1. The sound being accidentally muted
2. Your headphones are broken
3. Your soundcard is broken
4. Headphones aren't properly connected to the computer
5. Some kind of driver issue - can happen if you've recently changed hardware/software configuration

Other than that and not seeing the machine settings, that's all I can think of. 

HTH


----------



## MizzouMike76 (Dec 21, 2008)

*Hi*



greatexpectations said:


> I have working version of skype - but it seems the sound doesn't work when I am using it here???
> 
> Anyone know if this is related to UAE site blocking pls?
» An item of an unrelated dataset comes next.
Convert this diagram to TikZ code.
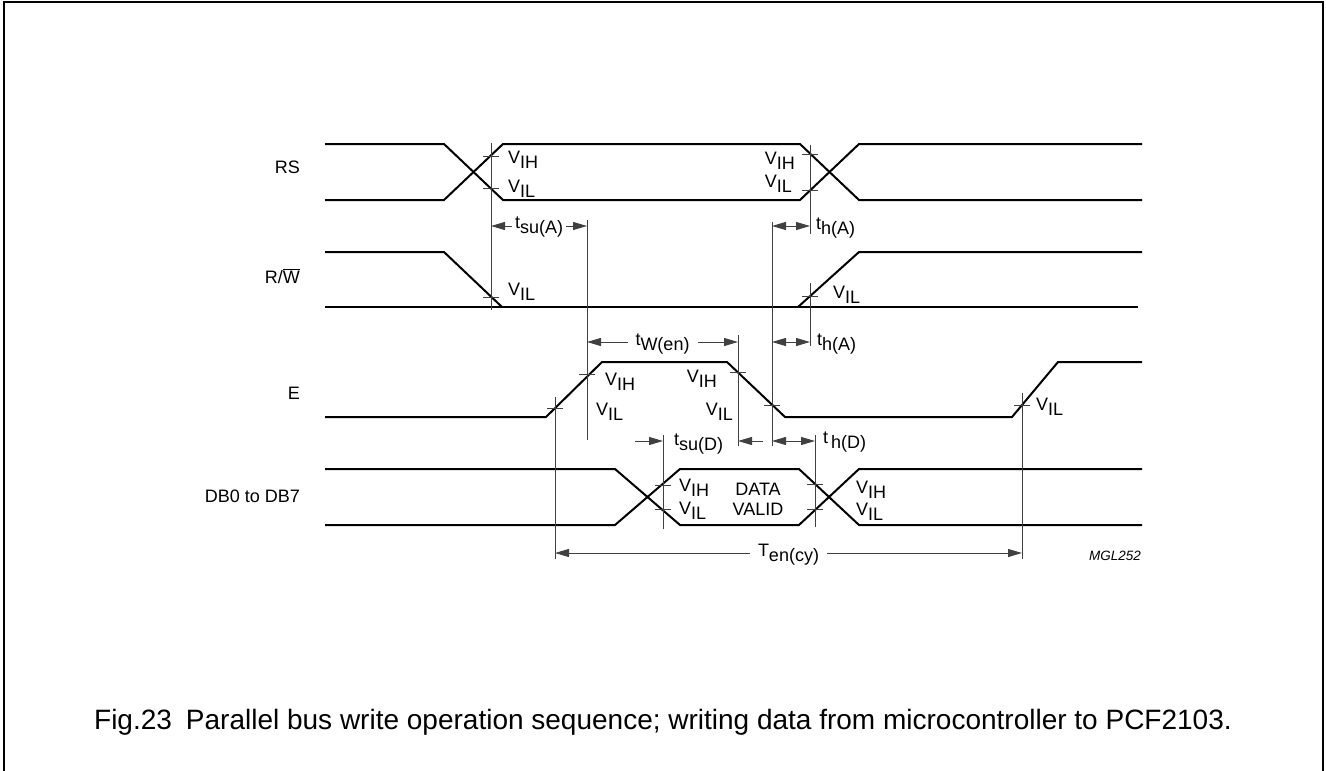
\documentclass[tikz,border=0pt]{standalone}
\usepackage{fontspec}
\setmainfont{Liberation Sans}
\providecommand{\tdStroke}{black}
\providecommand{\tdDim}{black!75}
\newcommand{\tdfont}{\fontsize{18}{20}\selectfont}
\newcommand{\lo}[1]{\raisebox{-5.5pt}{#1}}
\usetikzlibrary{arrows.meta}
\tikzset{
  >={Triangle[length=14pt,width=8pt]},
  wave/.style={draw=\tdStroke,line width=2pt,line join=round},
  dimline/.style={draw=\tdDim,line width=1pt},
  dimarr/.style={dimline,<->},
  vmark/.style={draw=\tdDim,line width=1pt},
  lbl/.style={font=\tdfont,inner sep=0pt},
  siglbl/.style={font=\tdfont,inner sep=0pt,anchor=base east},
  frame/.style={draw=\tdStroke,line width=2.5pt},
}

\begin{document}
\begin{tikzpicture}[x=1pt,y=-1pt]
\useasboundingbox (0,0) rectangle (1326,771);
\draw[frame] (4,771) -- (4,2) -- (1323,2) -- (1323,771);

% --- Signal names ----------------------------------------------------------

  \node[siglbl] (nRS) at (300,173) {RS};

  \node[siglbl] (nRW) at (300,283) {R/$\overline{\mbox{W}}$};

  \node[siglbl] (nE) at (300,399) {E};

  \node[siglbl] (nDB) at (300,502) {DB0 to DB7};

% --- Waveforms -------------------------------------------------------------

  \draw[wave] (325,144) -- (444,144) -- (503,200) -- (800,200) -- (859,144) -- (1142,144);
  \draw[wave] (325,200) -- (444,200) -- (503,144) -- (800,144) -- (859,200) -- (1142,200);

  \draw[wave] (325,252) -- (444,252) -- (502,307);
  \draw[wave] (325,307) -- (1138,307);
  \draw[wave] (798,307) -- (859,252) -- (1142,252);

  \draw[wave] (325,417) -- (546,417) -- (602,362) -- (727,362) -- (785,417) -- (1012,417) -- (1058,362) -- (1142,362);

  \draw[wave] (325,469) -- (615,469) -- (680,525) -- (799,525) -- (859,469) -- (1142,469);
  \draw[wave] (325,525) -- (615,525) -- (680,469) -- (799,469) -- (859,525) -- (1142,525);

% --- Reference lines and level marks ---------------------------------------

  \draw[dimline] (491,143) -- (491,310);
  \draw[dimline] (587,220) -- (587,440);
  \draw[dimline] (810,145) -- (810,234);
  \draw[dimline] (772,222) -- (772,446);
  \draw[dimline] (810,283) -- (810,346);
  \draw[dimline] (555,397) -- (555,559);
  \draw[dimline] (738,335) -- (738,446);
  \draw[dimline] (663,435) -- (663,529);
  \draw[dimline] (815,435) -- (815,527);
  \draw[dimline] (1022,393) -- (1022,559);

  \foreach \x/\y in {491/156,491/188,491/297,810/154,810/190,810/296,555/408,587/374,
                     738/372,772/405,1022/405,663/485,663/509,815/484,815/509}
    \draw[vmark] (\x-8,\y) -- (\x+8,\y);

% --- Level labels ----------------------------------------------------------

  \node[lbl,anchor=base west] (rsVIHl) at (508,163) {V\lo{IH}};
  \node[lbl,anchor=base west] (rsVILl) at (508,192) {V\lo{IL}};
  \node[lbl,anchor=base east] (rsVIHr) at (795,164) {V\lo{IH}};
  \node[lbl,anchor=base east] (rsVILr) at (792,187) {V\lo{IL}};

  \node[lbl,anchor=base west] (rwVILl) at (508,295) {V\lo{IL}};
  \node[lbl,anchor=base west] (rwVILr) at (833,298) {V\lo{IL}};

  \node[lbl,anchor=base west] (eVIHl) at (605,385) {V\lo{IH}};
  \node[lbl,anchor=base west] (eVILl) at (596,415) {V\lo{IL}};
  \node[lbl,anchor=base east] (eVIHr) at (717,382) {V\lo{IH}};
  \node[lbl,anchor=base east] (eVILr) at (733,415) {V\lo{IL}};
  \node[lbl,anchor=base west] (eVILx) at (1036,410) {V\lo{IL}};

  \node[lbl,anchor=base west] (dbVIHl) at (679,491) {V\lo{IH}};
  \node[lbl,anchor=base west] (dbVILl) at (679,514) {V\lo{IL}};
  \node[lbl,anchor=base] (dData) at (758,495) {DATA};
  \node[lbl,anchor=base] (dValid) at (758,515) {VALID};
  \node[lbl,anchor=base west] (dbVIHr) at (856,493) {V\lo{IH}};
  \node[lbl,anchor=base west] (dbVILr) at (856,515) {V\lo{IL}};

% --- Timing arrows ---------------------------------------------------------

  \coordinate (tsuA-l) at (491,226);
  \coordinate (tsuA-r) at (587,226);
  \draw[dimarr] (tsuA-l) -- (tsuA-r)
    node[lbl,midway,anchor=base,yshift=-2pt,fill=white,inner xsep=3pt] (tsuA) {t\lo{su(A)}};

  \coordinate (thA1-l) at (772,226);
  \coordinate (thA1-r) at (810,226);
  \draw[dimarr] (thA1-l) -- (thA1-r);
  \node[lbl,anchor=base west] (thA1) at (816,229) {t\lo{h(A)}};

  \coordinate (tWen-l) at (587,342);
  \coordinate (tWen-r) at (738,342);
  \draw[dimarr] (tWen-l) -- (tWen-r)
    node[lbl,midway,anchor=base,yshift=-3pt,fill=white,inner xsep=8pt] (tWen) {t\lo{W(en)}};

  \coordinate (thA2-l) at (772,342);
  \coordinate (thA2-r) at (810,342);
  \draw[dimarr] (thA2-l) -- (thA2-r);
  \node[lbl,anchor=base west] (thA2) at (817,345) {t\lo{h(A)}};

  \coordinate (tsuD-l) at (663,441);
  \coordinate (tsuD-r) at (738,441);
  \draw[dimline,->] ([xshift=-28pt]tsuD-l) -- (tsuD-l);
  \draw[dimline,->] ([xshift=25pt]tsuD-r) -- (tsuD-r);
  \node[lbl,anchor=base west] (tsuD) at (674,445) {t\lo{su(D)}};

  \coordinate (thD-l) at (772,441);
  \coordinate (thD-r) at (815,441);
  \draw[dimarr] (thD-l) -- (thD-r);
  \node[lbl,anchor=base west] (thD) at (823,443) {t\hspace{3pt}\lo{h(D)}};

  \coordinate (Tcy-l) at (555,553);
  \coordinate (Tcy-r) at (1022,553);
  \draw[dimarr] (Tcy-l) -- (Tcy-r)
    node[lbl,midway,anchor=base,yshift=-3pt,fill=white,inner xsep=8pt] (Tcy) {T\lo{en(cy)}};

% --- Figure code and caption -----------------------------------------------

  \node[font=\fontsize{13.5}{15}\selectfont\itshape,inner sep=0pt,anchor=base east] (code) at (1141,560) {MGL252};

  \node[font=\fontsize{28}{32}\selectfont,inner sep=0pt,anchor=base] (caption) at (663,729)
    {Fig.23\hspace{0.5em}Parallel bus write operation sequence; writing data from microcontroller to PCF2103.};

\end{tikzpicture}
\end{document}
Hey, my first post! I hope this helps, as I ran into a similar issue with Skype not long ago.

I had just installed Skype a few weeks ago, and it worked fine for a while. I have a headset which I plugged into the mic and headphone jacks on the front of my laptop.

Last week, same thing, sound problems. For me, I could hear just fine, but my mic wasn't working. I had to go into the Control Panel and open up my audio settings and make sure there was a mic selected for the mic jack, headphones for the headphone jack. I have a Dell laptop and the icon was Sigma Tel audio settings. I have a feeling this is not going to be the same for you unless you have a Dell laptop; in which case, try and find out what/where your jacks are controlled, and see if your laptop/desktop (read: WINDOWS) decided you don't really know what you have plugged in where.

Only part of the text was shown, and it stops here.